Elected last year to succeed retiring Democratic Sen. John Walsh, chemical engineer Daines previously worked as a Procter & Gamble manager in China, and, back in Montana, a construction project manager and software company executive before winning election to the U.S. House in 2012.

 

 Sen. Steve Daines, R-Mont.

 Pledging to support “more jobs, less government” and to give states “more control over energy and timber policies,” as a member of the House Natural Resources Committee, Daines fought coal industry environmental regulations and called for increasing timber harvests on federal lands.

 Senate Energy Committee member Bill Cassidy, R-La.

Before ousting then Sen. Mary Landrieu last year in a hard-fought runoff election, physician Bill Cassidy served in the Louisiana Senate from 2006 to 2008 when he was elected to the U.S. House where his three terms were focused on energy policy and healthcare.


 Sen. Bill Cassidy, R-La.

 On energy, Cassidy has supported the Keystone pipeline, increased offshore drilling, development of natural gas as fuel, and the Republicans’ all-of-the-above energy strategy.

 Senate Energy Committee member Cory Gardner, R-Colo.

In another significant turnover last year, lawyer Cory Gardner defeated former Democratic Sen.

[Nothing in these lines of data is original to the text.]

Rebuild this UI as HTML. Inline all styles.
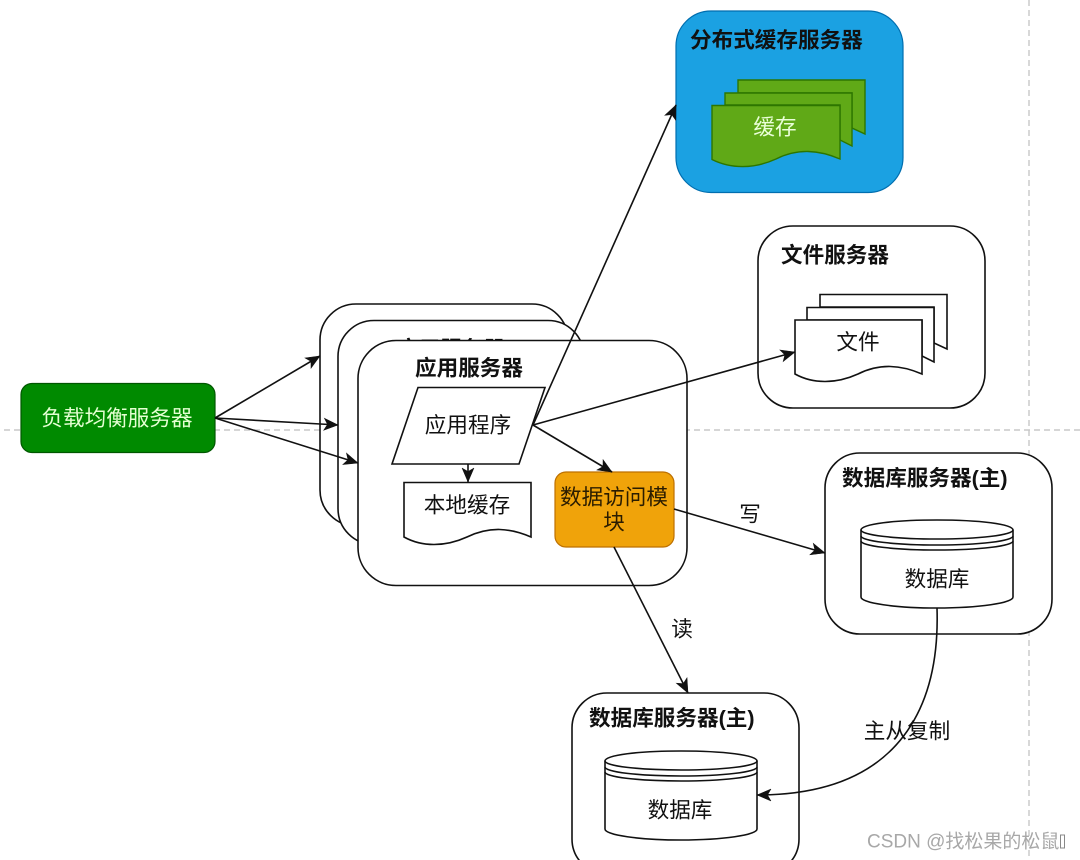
<!DOCTYPE html>
<html><head><meta charset="utf-8"><style>
html,body{margin:0;padding:0;background:#fff;width:1080px;height:860px;overflow:hidden}
svg{display:block;filter:blur(.3px)}
text{font-family:"Liberation Sans","Noto Sans CJK SC",sans-serif;font-size:21.6px;fill:#111;text-anchor:middle;dominant-baseline:central}
.b{font-weight:bold;text-anchor:start}
.s{fill:#fff;stroke:#111;stroke-width:1.6}
.l{fill:none;stroke:#111;stroke-width:1.6}
.a{marker-end:url(#m)}
.g{fill:#60a917;stroke:#2d7600;stroke-width:1.4}
</style></head><body>
<svg width="1080" height="860" viewBox="0 0 1080 860" xmlns="http://www.w3.org/2000/svg">
<defs><marker id="m" markerUnits="userSpaceOnUse" markerWidth="18" markerHeight="16" viewBox="-15 -8 16 16" refX="0" refY="0" orient="auto"><path d="M-14,-6 L0,0 L-14,6 L-10.500,0 Z" fill="#111" stroke="#111" stroke-width=".5"/></marker></defs>

<path d="M1029 0V860M4 430H1080" fill="none" stroke="#c8c8c8" stroke-width="1.4" stroke-dasharray="6 4"/>

<rect x="21" y="383.500" width="194" height="69" rx="11" fill="#008a00" stroke="#005700" stroke-width="1.2"/>
<text x="117" y="418" style="fill:#e4ffd2">负载均衡服务器</text>

<rect class="s" x="320" y="304" width="248" height="222" rx="36"/>
<rect class="s" x="338" y="320.500" width="246" height="224" rx="36"/>
<text class="b" x="397" y="349">应用服务器</text>
<rect class="s" x="358" y="340.500" width="329" height="245" rx="38"/>
<text class="b" x="415" y="368">应用服务器</text>

<path class="s" d="M418 387.500H545L519 464H392Z"/>
<text x="468" y="425">应用程序</text>

<path class="s" d="M404 482.500H531V537C510 528 490 526 467 537C445 547 422 547 404 537Z"/>
<text x="467" y="505">本地缓存</text>

<rect x="555" y="472" width="119" height="75" rx="11" fill="#f0a30a" stroke="#bd7000" stroke-width="1.2"/>
<text x="614" y="497" style="fill:#2a1c00">数据访问模</text>
<text x="614" y="522" style="fill:#2a1c00">块</text>

<!-- cache server -->
<rect x="676" y="11" width="227" height="181.500" rx="35" fill="#1ba1e2" stroke="#006eaf" stroke-width="1.2"/>
<text class="b" x="690" y="40">分布式缓存服务器</text>
<path class="g" d="M738 80H865V134L852 128V93H738Z"/>
<path class="g" d="M725 93H852V146L840 140V105H725Z"/>
<path class="g" d="M712 105.500H840V159C819 150 798 148 776 159C754 169 731 169 712 159.500Z"/>
<text x="775" y="127" style="fill:#eaffd8">缓存</text>

<!-- file server -->
<rect class="s" x="758" y="226" width="227" height="182" rx="35"/>
<text class="b" x="781" y="255">文件服务器</text>
<path class="s" d="M820 294.500H947V349L934 343V307H820Z"/>
<path class="s" d="M807 307.500H934V362L922 356V320H807Z"/>
<path class="s" d="M795 320H922V374C901 365 880 363 858 374C836 384 813 384 795 374Z"/>
<text x="858" y="342">文件</text>

<!-- db main -->
<rect class="s" x="825" y="453" width="227" height="181" rx="35"/>
<text class="b" x="842" y="478">数据库服务器(主)</text>
<path class="s" d="M861 530C861 524 895 520 937 520C979 520 1013 524 1013 530V597C1013 603 979 608 937 608C895 608 861 603 861 597Z"/>
<path class="l" d="M861 530C861 535 895 539 937 539C979 539 1013 535 1013 530M861 536C861 541 895 545 937 545C979 545 1013 541 1013 536M861 541C861 546 895 550 937 550C979 550 1013 546 1013 541"/>
<text x="937" y="579">数据库</text>

<!-- db second -->
<rect class="s" x="572" y="693" width="227" height="181" rx="35"/>
<text class="b" x="589" y="718">数据库服务器(主)</text>
<path class="s" d="M605 761C605 755 639 751 681 751C723 751 757 755 757 761V829C757 835 723 840 681 840C639 840 605 835 605 829Z"/>
<path class="l" d="M605 761C605 766 639 770 681 770C723 770 757 766 757 761M605 767C605 772 639 776 681 776C723 776 757 772 757 767M605 772C605 777 639 781 681 781C723 781 757 777 757 772"/>
<text x="680" y="810">数据库</text>

<!-- connectors -->
<path class="l a" d="M215 418L320 356"/>
<path class="l a" d="M215 418L338 425"/>
<path class="l a" d="M215 418L358 463"/>
<path class="l a" d="M533 425L676 105"/>
<path class="l a" d="M533 425L795 352"/>
<path class="l a" d="M533 425L612 472"/>
<path class="l a" d="M468 464V482"/>
<path class="l a" d="M674 509L825 553"/>
<path class="l a" d="M614 547L688 693"/>
<path class="l a" d="M937 608C940 700 905 795 757 795"/>

<text x="750" y="514">写</text>
<text x="682" y="629">读</text>
<text x="907" y="731">主从复制</text>

<text x="867" y="842" style="text-anchor:start;font-size:19px;fill:#a8a8a8">CSDN @找松果的松鼠</text>
<rect x="1060.500" y="835" width="4" height="13" fill="none" stroke="#888" stroke-width="1"/>
</svg>
</body></html>
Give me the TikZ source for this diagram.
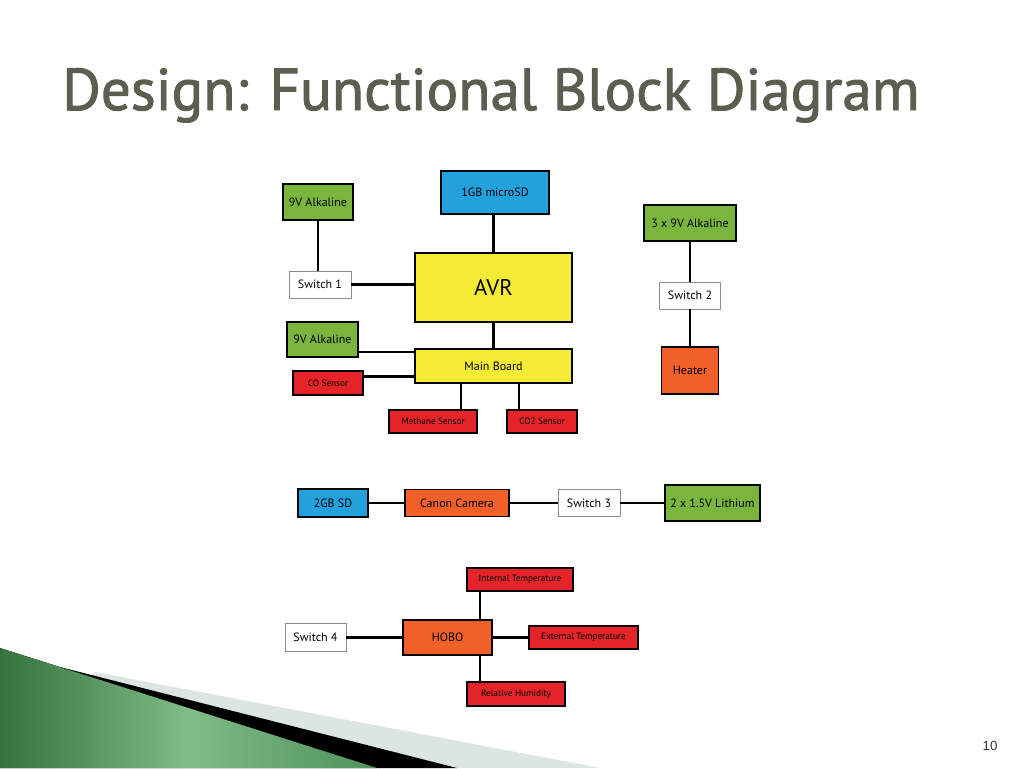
\documentclass[tikz,border=0pt]{standalone}
\usepackage{graphicx}
\usepackage{fontspec}
\setmainfont{PT Sans}
\newfontfamily\numfont{Liberation Sans}
\newfontfamily\titlefont{PT Sans}[FakeBold=1.6]
\definecolor{bgreen}{RGB}{122,181,62}
\definecolor{bblue}{RGB}{34,161,221}
\definecolor{byellow}{RGB}{244,236,52}
\definecolor{bred}{RGB}{228,36,40}
\definecolor{borange}{RGB}{240,96,40}
\definecolor{titlegray}{RGB}{92,94,80}
\definecolor{bandgray}{RGB}{221,229,225}
\definecolor{gdark}{RGB}{52,114,62}
\definecolor{gmid}{RGB}{128,188,134}
\definecolor{gright}{RGB}{78,146,92}
\begin{document}
\begin{tikzpicture}[x=0.75pt,y=-0.75pt,
  box/.style={draw=black, line width=1.4pt, inner sep=0pt, align=center, text=black},
  wbox/.style={draw=black!45, line width=0.6pt, fill=white, inner sep=0pt, text=black},
  lbl/.style={font=\fontsize{9}{11}\selectfont},
  sml/.style={font=\fontsize{6.9}{8}\selectfont},
  wire/.style={line width=2pt, black},
]
\useasboundingbox (0,0) rectangle (1024,768);
\fill[white] (0,0) rectangle (1024,768);
% bottom-left decoration
\fill[bandgray] (95,672) -- (600,768) -- (0,768) -- cycle;
\fill[black] (0,648) -- (60,667) -- (457,768) -- (0,768) -- cycle;
\shade[left color=gdark, right color=gright, middle color=gmid] (0,648) -- (377,768) -- (0,768) -- cycle;
% title
\node[anchor=base west, text=titlegray, inner sep=0pt] (title) at (62,110)
  {\resizebox{643pt}{!}{\titlefont\fontsize{40}{48}\selectfont Design: Functional Block Diagram}};
\node[anchor=base, text=black!80, inner sep=0pt, font=\numfont\fontsize{10}{12}\selectfont] (pnum) at (990,750) {10};
% top-left group
\node[box, lbl, fill=bgreen, minimum width=52.5pt, minimum height=27pt] (bat1) at (318,202) {9V Alkaline};
\node[box, lbl, fill=bblue, minimum width=81pt, minimum height=32.25pt, line width=1.8pt] (sd1) at (495,192.5) {1GB microSD};
\node[box, fill=byellow, minimum width=117.75pt, minimum height=51.75pt, font=\fontsize{17}{19}\selectfont] (avr) at (493.5,287.5) {AVR};
\node[wbox, lbl, minimum width=46.5pt, minimum height=20.25pt] (sw1) at (320,284.5) {Switch 1};
\node[box, lbl, fill=bgreen, minimum width=53.25pt, minimum height=26.25pt] (bat2) at (322.5,339.5) {9V Alkaline};
\node[box, lbl, fill=byellow, minimum width=117.75pt, minimum height=25.5pt] (mb) at (493.5,366) {Main Board};
\node[box, sml, fill=bred, minimum width=52.5pt, minimum height=18pt] (co) at (328,383) {CO Sensor};
\node[box, sml, fill=bred, minimum width=66pt, minimum height=17.25pt] (meth) at (433,421.5) {Methane Sensor};
\node[box, sml, fill=bred, minimum width=52.5pt, minimum height=17.25pt] (co2) at (542,421.5) {CO2 Sensor};
% right group
\node[box, lbl, fill=bgreen, minimum width=69pt, minimum height=27pt] (bat3) at (690,223) {3 x 9V Alkaline};
\node[wbox, lbl, minimum width=45.75pt, minimum height=20.25pt] (sw2) at (690,295.5) {Switch 2};
\node[box, lbl, fill=borange, minimum width=42.75pt, minimum height=35.25pt] (heater) at (690,370.5) {Heater};
% middle row
\node[box, lbl, fill=bblue, minimum width=52.5pt, minimum height=21pt] (sd2) at (333,503) {2GB SD};
\node[box, lbl, fill=borange, minimum width=78pt, minimum height=20.25pt] (cam) at (457,503) {Canon Camera};
\node[wbox, lbl, minimum width=46.5pt, minimum height=20.25pt] (sw3) at (589,503) {Switch 3};
\node[box, lbl, fill=bgreen, minimum width=71.25pt, minimum height=27pt] (lith) at (712.5,503) {2 x 1.5V Lithium};
% bottom group
\node[box, sml, fill=bred, minimum width=79.5pt, minimum height=17.25pt] (intT) at (520,579.5) {Internal Temperature};
\node[box, lbl, fill=borange, minimum width=66.75pt, minimum height=26.25pt] (hobo) at (447.5,637.5) {HOBO};
\node[wbox, lbl, minimum width=45.75pt, minimum height=21pt] (sw4) at (315.5,637.5) {Switch 4};
\node[box, sml, fill=bred, minimum width=81.75pt, minimum height=17.25pt] (extT) at (583.5,637.5) {External Temperature};
\node[box, sml, fill=bred, minimum width=73.5pt, minimum height=18pt] (rh) at (516,694) {Relative Humidity};
% connectors
\coordinate (xm) at (461,0);
\coordinate (xc) at (519,0);
\coordinate (xh) at (480,0);
\draw[wire] (bat1.south) -- (bat1.south |- sw1.north);
\draw[wire] (sw1.east) -- (sw1.east -| avr.west);
\draw[wire] (avr.north) -- (avr.north |- sd1.south);
\draw[wire] (avr.south) -- (mb.north);
\draw[wire] ([yshift=-3pt]mb.north west) -- ([yshift=-3pt]mb.north west -| bat2.east);
\draw[wire] ([yshift=5pt]co.east) -- ([yshift=5pt]co.east -| mb.west);
\draw[wire] (xm |- mb.south) -- (xm |- meth.north);
\draw[wire] (xc |- mb.south) -- (xc |- co2.north);
\draw[wire] (bat3.south) -- (sw2.north);
\draw[wire] (sw2.south) -- (heater.north);
\draw[wire] (sd2.east) -- (cam.west);
\draw[wire] (cam.east) -- (sw3.west);
\draw[wire] (sw3.east) -- (lith.west);
\draw[wire] (xh |- hobo.north) -- (xh |- intT.south);
\draw[wire] (xh |- hobo.south) -- (xh |- rh.north);
\draw[wire] (sw4.east) -- (hobo.west);
\draw[wire] (hobo.east) -- (extT.west);
\end{tikzpicture}
\end{document}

Mark Udall. Previously, Gardner worked in the National Corn Growers Association's Washington communications office, worked in his family’s farm implement dealership, was a Senate staffer, and then served in the Colorado House from 2005 until he was elected to the U.S. House in 2010.

 

 Sen. Cory Gardner, R-Colo.

 In the House, Gardner built a reputation as an approachable lawmaker committed to building bipartisan alliances, participating in the “No Labels” movement and in a bipartisan House working group. He has supported energy efficiency proposals, rolling back federal regulations, and speeding up permitting, particularly in the energy sector. He supports energy development “whether it’s renewable or it’s traditional” and specifically supports tax credits for wind energy.